■ THE PROBLEM ■
Write out each line word for word. Drop pictures.

■ DATA SECTION ■
*****
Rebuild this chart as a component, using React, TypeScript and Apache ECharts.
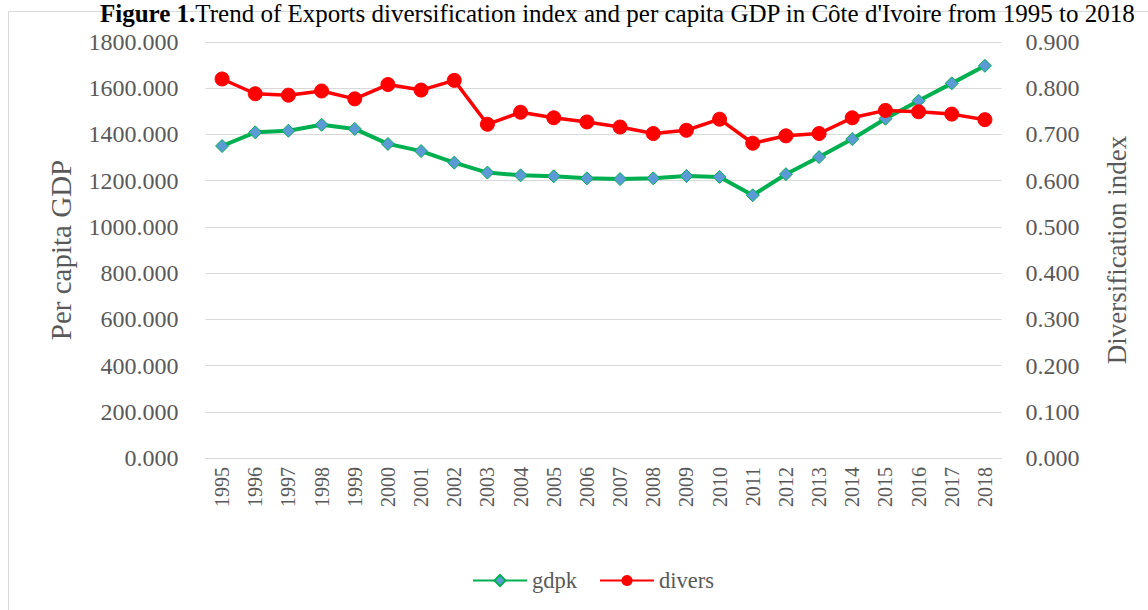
import React, { useEffect, useRef } from "react";
import * as echarts from "echarts";

const years = ["1995","1996","1997","1998","1999","2000","2001","2002","2003","2004","2005","2006","2007","2008","2009","2010","2011","2012","2013","2014","2015","2016","2017","2018"];
const gdpk = [1350,1409,1416,1442,1424,1359,1328,1278,1235,1223,1219,1210,1207,1210,1220,1216,1137,1228,1302,1380,1468,1546,1621,1697];
const divers = [0.820,0.788,0.785,0.794,0.777,0.808,0.796,0.817,0.722,0.748,0.736,0.727,0.716,0.702,0.709,0.733,0.681,0.697,0.702,0.736,0.752,0.749,0.744,0.732];

const FONT = "'Liberation Serif', 'Times New Roman', serif";
const GREY = "#595959";

export default function App() {
  const ref = useRef<HTMLDivElement>(null);
  useEffect(() => {
    document.body.style.margin = "0";
    const chart = echarts.init(ref.current!, null, { renderer: "svg" });
    chart.setOption({
      animation: false,
      backgroundColor: "#fff",
      textStyle: { fontFamily: FONT },
      graphic: [
        {
          type: "rect",
          shape: { x: 8.5, y: 11.5, width: 1160, height: 620 },
          style: { fill: "none", stroke: "#d9d9d9", lineWidth: 1 },
          silent: true,
        },
        {
          type: "text",
          x: 100,
          y: 0,
          style: {
            text: "{b|Figure 1.}{r|Trend of Exports diversification index and per capita GDP in Côte d'Ivoire from 1995 to 2018}",
            verticalAlign: "top",
            rich: {
              b: { fontFamily: FONT, fontSize: 25, fontWeight: "bold", fill: "#000", lineHeight: 26 },
              r: { fontFamily: FONT, fontSize: 25, fill: "#000", lineHeight: 26 },
            },
          },
        },
      ],
      grid: { left: 205.5, right: 146.5, top: 42, bottom: 152, containLabel: false },
      legend: {
        top: 564,
        left: 467,
        itemWidth: 54,
        itemHeight: 14,
        itemGap: 22,
        textStyle: { fontFamily: FONT, fontSize: 22.5, color: GREY },
        data: ["gdpk", "divers"],
      },
      xAxis: {
        type: "category",
        data: years,
        boundaryGap: true,
        axisLine: { lineStyle: { color: "#d9d9d9" } },
        axisTick: { show: false },
        axisLabel: { rotate: 90, fontFamily: FONT, fontSize: 20, color: GREY, margin: 9 },
      },
      yAxis: [
        {
          type: "value",
          min: 0,
          max: 1800,
          interval: 200,
          name: "Per capita GDP",
          nameLocation: "middle",
          nameGap: 130,
          nameRotate: 90,
          nameTextStyle: { fontFamily: FONT, fontSize: 29, color: GREY },
          axisLine: { show: false },
          axisTick: { show: false },
          splitLine: { lineStyle: { color: "#d9d9d9", width: 1 } },
          axisLabel: { fontFamily: FONT, fontSize: 24, color: GREY, margin: 27, formatter: (v: number) => v.toFixed(3) },
        },
        {
          type: "value",
          min: 0,
          max: 0.9,
          interval: 0.1,
          name: "Diversification index",
          nameLocation: "middle",
          nameGap: 102,
          nameRotate: 90,
          nameTextStyle: { fontFamily: FONT, fontSize: 27, color: GREY },
          axisLine: { show: false },
          axisTick: { show: false },
          splitLine: { show: false },
          axisLabel: { fontFamily: FONT, fontSize: 24, color: GREY, margin: 24, formatter: (v: number) => v.toFixed(3) },
        },
      ],
      series: [
        {
          name: "gdpk",
          type: "line",
          data: gdpk,
          yAxisIndex: 0,
          symbol: "diamond",
          symbolSize: 13,
          lineStyle: { color: "#00B050", width: 4 },
          itemStyle: { color: "#5B9BD5", borderColor: "#00B050", borderWidth: 1 },
        },
        {
          name: "divers",
          type: "line",
          data: divers,
          yAxisIndex: 1,
          symbol: "circle",
          symbolSize: 14,
          lineStyle: { color: "#FF0000", width: 3.5 },
          itemStyle: { color: "#FF0000", borderColor: "#FF0000" },
        },
      ],
    });
    return () => chart.dispose();
  }, []);
  return <div ref={ref} style={{ width: 1148, height: 610 }} />;
}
*****
■ TASK RESULT ■
Rebuild this chart as a component, using React, TypeScript and Apache ECharts.
import React, { useEffect, useRef } from "react";
import * as echarts from "echarts";

const years = ["1995","1996","1997","1998","1999","2000","2001","2002","2003","2004","2005","2006","2007","2008","2009","2010","2011","2012","2013","2014","2015","2016","2017","2018"];
const gdpk = [1350,1409,1416,1442,1424,1359,1328,1278,1235,1223,1219,1210,1207,1210,1220,1216,1137,1228,1302,1380,1468,1546,1621,1697];
const divers = [0.820,0.788,0.785,0.794,0.777,0.808,0.796,0.817,0.722,0.748,0.736,0.727,0.716,0.702,0.709,0.733,0.681,0.697,0.702,0.736,0.752,0.749,0.744,0.732];

const FONT = "'Liberation Serif', 'Times New Roman', serif";
const GREY = "#595959";

export default function App() {
  const ref = useRef<HTMLDivElement>(null);
  useEffect(() => {
    document.body.style.margin = "0";
    const chart = echarts.init(ref.current!, null, { renderer: "svg" });
    chart.setOption({
      animation: false,
      backgroundColor: "#fff",
      textStyle: { fontFamily: FONT },
      graphic: [
        {
          type: "rect",
          shape: { x: 8.5, y: 11.5, width: 1160, height: 620 },
          style: { fill: "none", stroke: "#d9d9d9", lineWidth: 1 },
          silent: true,
        },
        {
          type: "text",
          x: 100,
          y: 0,
          style: {
            text: "{b|Figure 1.}{r|Trend of Exports diversification index and per capita GDP in Côte d'Ivoire from 1995 to 2018}",
            verticalAlign: "top",
            rich: {
              b: { fontFamily: FONT, fontSize: 25, fontWeight: "bold", fill: "#000", lineHeight: 26 },
              r: { fontFamily: FONT, fontSize: 25, fill: "#000", lineHeight: 26 },
            },
          },
        },
      ],
      grid: { left: 205.5, right: 146.5, top: 42, bottom: 152, containLabel: false },
      legend: {
        top: 564,
        left: 467,
        itemWidth: 54,
        itemHeight: 14,
        itemGap: 22,
        textStyle: { fontFamily: FONT, fontSize: 22.5, color: GREY },
        data: ["gdpk", "divers"],
      },
      xAxis: {
        type: "category",
        data: years,
        boundaryGap: true,
        axisLine: { lineStyle: { color: "#d9d9d9" } },
        axisTick: { show: false },
        axisLabel: { rotate: 90, fontFamily: FONT, fontSize: 20, color: GREY, margin: 9 },
      },
      yAxis: [
        {
          type: "value",
          min: 0,
          max: 1800,
          interval: 200,
          name: "Per capita GDP",
          nameLocation: "middle",
          nameGap: 130,
          nameRotate: 90,
          nameTextStyle: { fontFamily: FONT, fontSize: 29, color: GREY },
          axisLine: { show: false },
          axisTick: { show: false },
          splitLine: { lineStyle: { color: "#d9d9d9", width: 1 } },
          axisLabel: { fontFamily: FONT, fontSize: 24, color: GREY, margin: 27, formatter: (v: number) => v.toFixed(3) },
        },
        {
          type: "value",
          min: 0,
          max: 0.9,
          interval: 0.1,
          name: "Diversification index",
          nameLocation: "middle",
          nameGap: 102,
          nameRotate: 90,
          nameTextStyle: { fontFamily: FONT, fontSize: 27, color: GREY },
          axisLine: { show: false },
          axisTick: { show: false },
          splitLine: { show: false },
          axisLabel: { fontFamily: FONT, fontSize: 24, color: GREY, margin: 24, formatter: (v: number) => v.toFixed(3) },
        },
      ],
      series: [
        {
          name: "gdpk",
          type: "line",
          data: gdpk,
          yAxisIndex: 0,
          symbol: "diamond",
          symbolSize: 13,
          lineStyle: { color: "#00B050", width: 4 },
          itemStyle: { color: "#5B9BD5", borderColor: "#00B050", borderWidth: 1 },
        },
        {
          name: "divers",
          type: "line",
          data: divers,
          yAxisIndex: 1,
          symbol: "circle",
          symbolSize: 14,
          lineStyle: { color: "#FF0000", width: 3.5 },
          itemStyle: { color: "#FF0000", borderColor: "#FF0000" },
        },
      ],
    });
    return () => chart.dispose();
  }, []);
  return <div ref={ref} style={{ width: 1148, height: 610 }} />;
}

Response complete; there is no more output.